Plan Borloo: “Ce qui est à nous reste chez nous”
Jean-Louis Borloo a remis, jeudi 26 avril, un rapport au premier ministre, déjà nommé “plan Borloo” pour les banlieues. Ce “plan d’action” est né de mois de concertation avec les associations de terrain et d’élus.
Plus d’une centaine d’entre eux se sont rassemblés à l’occasion de la 5e édition des États généraux de la politique de la ville, dans un gymnase du 19e arrondissement de Paris. Burhan Aliti du collectif Pas Sans Nous nous donne son sentiment suite à ces annonces.
J’ai été missionné par la Coordination pour participer au groupe de travail mobilisation des entreprises pour les quartiers prioritaires.
C’est avec un esprit de responsabilité et avec un espoir immense que je suis arrivé à la première réunion de travail au Ministère de la Cohésion des Territoires.
Ce qui m’a frappé d’entrée c’est que les personnes autour de la table étaient majoritairement issues du monde de l’entreprise/des entreprises. Manifestement, toutes ces personnes se connaissaient.
Face à cela, j’étais le seul représentant des quartiers populaires avec tout le déficit des codes des infos qui l’accompagne.
Ma mission était simple, au-delà des propositions concrètes, elle consistait à délivrer le message suivant :
« Les grosses associations qui ont participé depuis 30 ans à l’insertion professionnelle des jeunes dans les quartiers populaires font aujourd’hui partie du problème et non de la solution ».
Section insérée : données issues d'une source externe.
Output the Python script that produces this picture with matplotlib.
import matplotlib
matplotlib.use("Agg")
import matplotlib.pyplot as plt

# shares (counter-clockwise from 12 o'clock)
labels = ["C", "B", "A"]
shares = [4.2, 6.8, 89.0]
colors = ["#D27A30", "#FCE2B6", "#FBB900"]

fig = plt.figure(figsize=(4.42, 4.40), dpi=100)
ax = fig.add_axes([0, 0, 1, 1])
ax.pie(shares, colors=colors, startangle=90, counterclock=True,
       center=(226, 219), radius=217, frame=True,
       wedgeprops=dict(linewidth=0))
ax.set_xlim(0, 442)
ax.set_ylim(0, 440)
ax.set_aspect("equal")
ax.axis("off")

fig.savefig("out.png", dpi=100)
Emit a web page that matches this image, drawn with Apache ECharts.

Elles ont bénéficié des subventions qui les ont propulsé à des niveaux de structuration qui leur permettent d’évincer, d’écraser les petites associations de quartier qui au passage ont été laminées par les vagues successives de désinvestissement de l’état dans les quartiers.
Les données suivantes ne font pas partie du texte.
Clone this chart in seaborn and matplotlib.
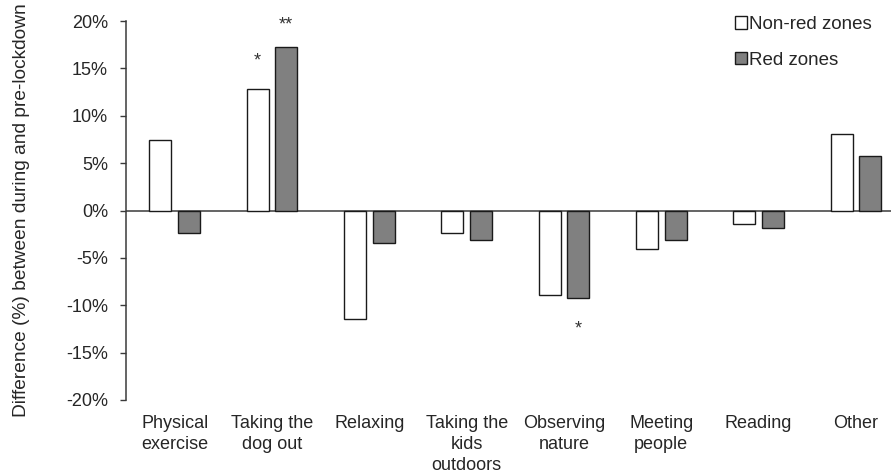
import matplotlib
matplotlib.use("Agg")
import matplotlib.pyplot as plt
import seaborn as sns
import pandas as pd
from matplotlib.patches import Patch
from matplotlib.ticker import FuncFormatter

categories = ["Physical\nexercise", "Taking the\ndog out", "Relaxing",
              "Taking the\nkids\noutdoors", "Observing\nnature", "Meeting\npeople",
              "Reading", "Other"]
non_red = [7.4, 12.8, -11.5, -2.4, -8.9, -4.1, -1.4, 8.1]
red = [-2.4, 17.3, -3.4, -3.1, -9.2, -3.1, -1.8, 5.8]
series_names = ["Non-red zones", "Red zones"]
# significance markers: (category index, series, label, distance from bar end in %)
stars = [(1, "Non-red zones", "*", 3.0), (1, "Red zones", "**", 2.3),
         (4, "Red zones", "*", 3.3)]

df = pd.DataFrame({
    "category": categories * 2,
    "zone": [series_names[0]] * len(categories) + [series_names[1]] * len(categories),
    "value": non_red + red,
})

sns.set_style("white")
plt.rcParams["font.family"] = ["Liberation Sans", "DejaVu Sans"]
text_color = "#262626"
fs = 13

fig = plt.figure(figsize=(8.91, 4.75), dpi=100)
ax = fig.add_axes([126 / 891, 75 / 475, 1 - 126 / 891, (400 - 21) / 475])

palette = {series_names[0]: "white", series_names[1]: "#808080"}
sns.barplot(data=df, x="category", y="value", hue="zone", palette=palette,
            width=0.588, gap=0.23, edgecolor="#1a1a1a", linewidth=1.0,
            legend=False, ax=ax, saturation=1)

ax.set_xlim(-0.5, 7.36)
ax.set_ylim(-20, 20)
ax.set_yticks(range(-20, 21, 5))
ax.yaxis.set_major_formatter(FuncFormatter(lambda v, p: f"{int(v)}%"))
ax.axhline(0, color="#3a3a3a", lw=1.1, zorder=0.5)

for s in ["top", "right", "bottom"]:
    ax.spines[s].set_visible(False)
ax.spines["left"].set_color("#3a3a3a")
ax.spines["left"].set_linewidth(1.1)

ax.tick_params(axis="y", which="major", left=True, length=4.5, width=1,
               color="#3a3a3a", labelsize=fs, labelcolor=text_color, pad=8.5)
ax.tick_params(axis="x", bottom=False, labelsize=fs, labelcolor=text_color, pad=7)
for lbl in ax.get_xticklabels():
    lbl.set_linespacing(1.33)
    lbl.set_verticalalignment("top")

ax.set_xlabel("")
ax.set_ylabel("Difference (%) between during and pre-lockdown", fontsize=13.8,
              color=text_color)
ax.yaxis.set_label_coords(-0.126, 0.5)

# significance stars placed beyond each bar end
offset = {series_names[0]: -0.147, series_names[1]: 0.147}
values = {series_names[0]: non_red, series_names[1]: red}
for idx, zone, mark, gap in stars:
    v = values[zone][idx]
    y = v + gap if v >= 0 else v - gap
    ax.text(idx + offset[zone], y, mark, ha="center", va="center",
            fontsize=13, color="#333333")

handles = [Patch(facecolor=palette[n], edgecolor="#1a1a1a", linewidth=1.0, label=n)
           for n in series_names]
leg = ax.legend(handles=handles, loc="upper left", frameon=False, fontsize=13.5,
                handlelength=0.65, handleheight=0.65, handletextpad=0.12,
                labelspacing=1.0, borderaxespad=0.0, borderpad=0.0)
leg.set_bbox_to_anchor((735 / 891, 1 - 16 / 475), transform=fig.transFigure)
for t in leg.get_texts():
    t.set_color(text_color)

fig.savefig("out.png", dpi=100)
Au jeu des appels d’offres, tout un tas de petites associations qui, elles, sont en contact, sont implantées dans les quartiers et à qui ont a fini par faire porter le rôle de pourvoyeurs de publics pour ces grosses associations sont en passe d’être mises sous tutelle de ces même grosse associations. C’est sans doute est-ce là l’illustration de l’image du premier de cordée. La corde servant beaucoup plus à entraver que relier.
Les séances de travail
Le sens des responsabilités et l’honnêteté m’obligent à affirmer haut et fort que lors des séances de travail, j’ai été traité avec égard.
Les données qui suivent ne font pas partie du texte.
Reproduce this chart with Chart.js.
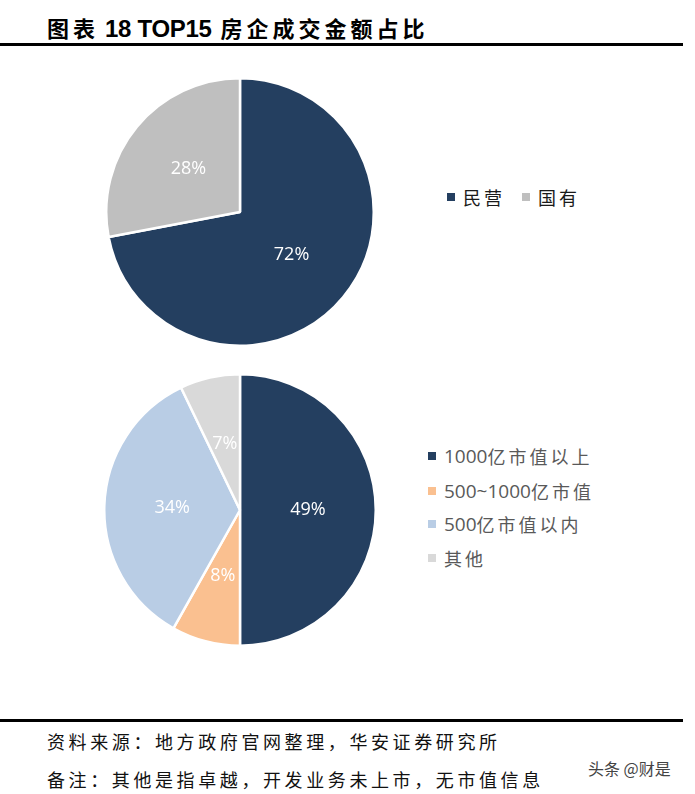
<!DOCTYPE html>
<html>
<head>
<meta charset="utf-8">
<script src="https://cdn.jsdelivr.net/npm/chart.js@4.4.0/dist/chart.umd.min.js"></script>
<style>
  body { margin: 0; width: 695px; height: 794px; background: #fff; position: relative; overflow: hidden;
         font-family: "Noto Sans CJK SC", sans-serif; }
  .abs { position: absolute; }
  .title { left: 47px; top: 11px; font-size: 22px; font-weight: 700; color: #000; white-space: nowrap; }
  .title .cn { letter-spacing: 4px; }
  .title .en { font-family: "Liberation Sans", Arial, sans-serif; font-size: 24px; margin: 0 9px 0 6px; letter-spacing: -0.3px; }
  .rule { left: 0; width: 683px; height: 3px; background: #000; }
  .box { width: 270px; height: 270px; }
  .legend { font-size: 18px; white-space: nowrap; }
  .legend .item { position: absolute; display: flex; align-items: center; }
  .legend .sq { width: 8px; height: 8px; margin-right: 8px; }
  .legend .cn { letter-spacing: 3px; }
  .legend .en { font-family: "Open Sans", sans-serif; font-size: 19px; }
  .foot { left: 47px; font-size: 18px; letter-spacing: 3.6px; color: #111; white-space: nowrap; }
  .mark { left: 588px; top: 756px; font-size: 16px; color: #444; white-space: nowrap; }
</style>
</head>
<body>

<div class="abs title"><span class="cn">图表</span><span class="en">18 TOP15</span><span class="cn">房企成交金额占比</span></div>
<div class="abs rule" style="top:43px"></div>

<div class="abs box" style="left:105px; top:77px"><canvas id="pieOwner"></canvas></div>
<div class="abs box" style="left:103px; top:373px; width:274px; height:274px"><canvas id="pieCap"></canvas></div>

<div class="abs legend" id="legOwner"></div>
<div class="abs legend" id="legCap"></div>

<div class="abs rule" style="top:719px"></div>
<div class="abs foot" style="top:728px">资料来源：地方政府官网整理，华安证券研究所</div>
<div class="abs foot" style="top:766px">备注：其他是指卓越，开发业务未上市，无市值信息</div>
<div class="abs mark">头条 @财是</div>

<script>
// dados
const ownerLabels = ['民营', '国有'];
const ownerValues = [72, 28];

const capLabels = ['1000亿市值以上', '500~1000亿市值', '500亿市值以内', '其他'];
const capValues = [49, 8, 34, 7];

const ownerColors = ['#243F60', '#BFBFBF'];
const capColors = ['#243F60', '#FAC090', '#B9CDE5', '#D9D9D9'];

// rotulo de % dentro de cada fatia
const pctLabels = {
    id: 'pctLabels',
    afterDatasetsDraw(chart) {
        var ctx = chart.ctx;
        var meta = chart.getDatasetMeta(0);
        var valores = chart.data.datasets[0].data;
        ctx.save();
        ctx.fillStyle = '#fff';
        ctx.font = '18px "Open Sans", sans-serif';
        ctx.textAlign = 'center';
        ctx.textBaseline = 'middle';
        meta.data.forEach((arc, i) => {
            var p = arc.tooltipPosition(true);
            ctx.fillText(valores[i] + '%', p.x, p.y);
        });
        ctx.restore();
    }
};

function plotarPizza(id, labels, valores, cores) {
    var canvas = document.getElementById(id).getContext('2d');
    return new Chart(canvas, {
        type: 'pie',
        data: {
            labels: labels,
            datasets: [{
                data: valores,
                backgroundColor: cores,
                borderColor: '#fff',
                borderWidth: 2.5
            }]
        },
        options: {
            responsive: true,
            maintainAspectRatio: false,
            animation: false,
            layout: { padding: 0 },
            plugins: {
                legend: { display: false },
                tooltip: { enabled: false }
            }
        },
        plugins: [pctLabels]
    });
}

// quebra o texto em trechos CJK e latinos
function montarTexto(txt) {
    return txt.replace(/([\u4e00-\u9fff]+)|([^\u4e00-\u9fff]+)/g, function (m, cn, en) {
        return cn ? '<span class="cn">' + cn + '</span>' : '<span class="en">' + en + '</span>';
    });
}

function montarLegenda(id, labels, cores, posicoes, corTexto) {
    var el = document.getElementById(id);
    var html = '';
    for (var i = 0; i < labels.length; i++) {
        html += '<div class="item" style="left:' + posicoes[i][0] + 'px; top:' + posicoes[i][1] + 'px; color:' + corTexto + '">' +
            '<span class="sq" style="background:' + cores[i] + '"></span>' + montarTexto(labels[i]) + '</div>';
    }
    el.innerHTML = html;
}

plotarPizza('pieOwner', ownerLabels, ownerValues, ownerColors);
plotarPizza('pieCap', capLabels, capValues, capColors);

montarLegenda('legOwner', ownerLabels, ownerColors, [[447, 184], [522, 184]], '#1a1a1a');
montarLegenda('legCap', capLabels, capColors, [[428, 443], [428, 478], [428, 511], [428, 545]], '#595959');
</script>
</body>
</html>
Les animateurs et différents protagonistes m’ont laissé toute la place afin que je puisse m’exprimer et faire des propositions qui ont été prises en compte pour la plus importante. Mais le problème ne réside pas là.
“Mektoub” ou le paradoxe du scorpion
Il fallait être un peu réaliste et se rendre compte que tout était écrit à l’avance. La lettre de cadrage annonçait les choses de manière assez claire. Elle demandait au groupe d’ « identifier la meilleure configuration pour la nouvelle fondation Entreprises et Quartiers ».
Dès lors, il était prévisible que les acteurs étaient d’emblée définis et que ce sont ceux qui ont échoué jusque-là à qui on allait demander de proposer des solutions (là où ils avaient pu être le problème).
Tout comme vous ne pouvez pas demander au scorpion de ne pas piquer, il était logique que des clubs d’entreprises qui vivent de leur activité en direction des publics des quartiers (alors qu’ils ne sont pas forcément implantés dans les quartiers, la nuance est importante) réitèrent (dans une sorte de réflexe) les mêmes propositions qui feront perdurer cette situation.
Ce qui est à nous rester chez nous
Durant toute la phase de réflexion nous avons effleuré le sujet sans jamais l’aborder véritablement.
Il s’agit de l’économie Sociale et Solidaire. Je pense que toute activité dans les quartiers est vouée à être vampirisée par certains entrepreneurs devenus de véritables prédateurs. La mise en concurrence généralisée à fragiliser les petites associations de quartiers.
Alors qu’on aurait dû les accompagner et les professionnaliser. On a laissé s’installer des opérateurs, qui sachant naviguer dans la jungle des appels à projets, ont mis à l’amende les petits associations. Et qui, de plus, recrutent des habitants de ces quartiers, souvent sous des statuts précaires.
Tout est marché ?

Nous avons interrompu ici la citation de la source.